On the surface, “Duplicity” is escapist fare fronted by beautiful stars wearing gorgeous clothes in chic locations made to look extra-alluring by Robert Elswit’s shimmering camerawork. But these are routine qualities compared to some of the other levels on which the film excels, most notably in its adroit synthesis of pulsing drama, bright humor, heady romance, unapologetic maturity, zero tolerance for fools and cheeky awareness of its rejiggered conventions.
Reteamed after working together in “Closer” (2004), Roberts and Owen manifest excellent chemistry. An ultra-competent control freak, Claire is a woman almost impossible to surprise or impress, and Roberts’ stature feeds into these traits.
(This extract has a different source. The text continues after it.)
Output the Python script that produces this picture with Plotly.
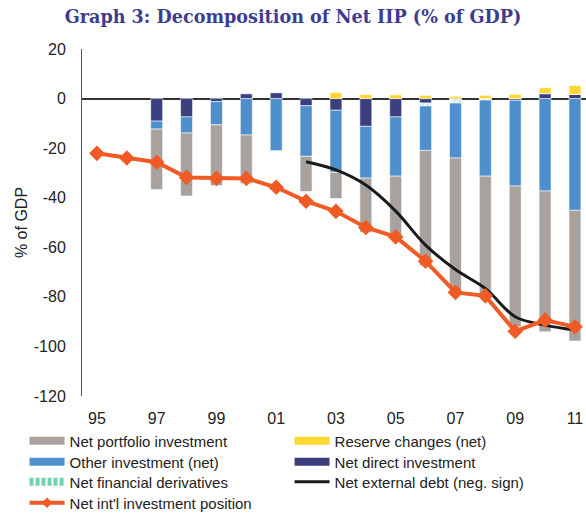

Her glances and glacial stare-downs rep some of her best moments here, but she’s also very good at recalibrating Claire’s degree of toughness when Ray demonstrates he can match her at her own game.
As for Owen, this reps a very welcome rebound from the similarly globe-trotting “The International,” where he was locked into a state of unrelieved grubbiness and anger. Here, he looks debonair (certain moments suggest what he might have been like as James Bond) and keeps a sensitive finger on his co-star’s pulse, which serves to quicken his own.
Aside from Wilkinson and Giamatti, both delicious as kings of industry whose egos and ambitions know no bounds, supporting cast has been adroitly filled out with moderately familiar faces that have the virtue of not popping up several times a year in movies or on TV.
Film’s craftsmanship is of the highest level, from Kevin Thompson’s production design that complements the locations in evoking many settings and Albert Wolsky’s always flattering costume design to a vibrant, nicely spiced score by James Newton Howard. As neither the shooting nor the editing trade in trendy jitters or jumpiness, one wobbly hand-held shot stands out like a black eye. In every respect, “Duplicity” is a film made with total assurance and savoir faire.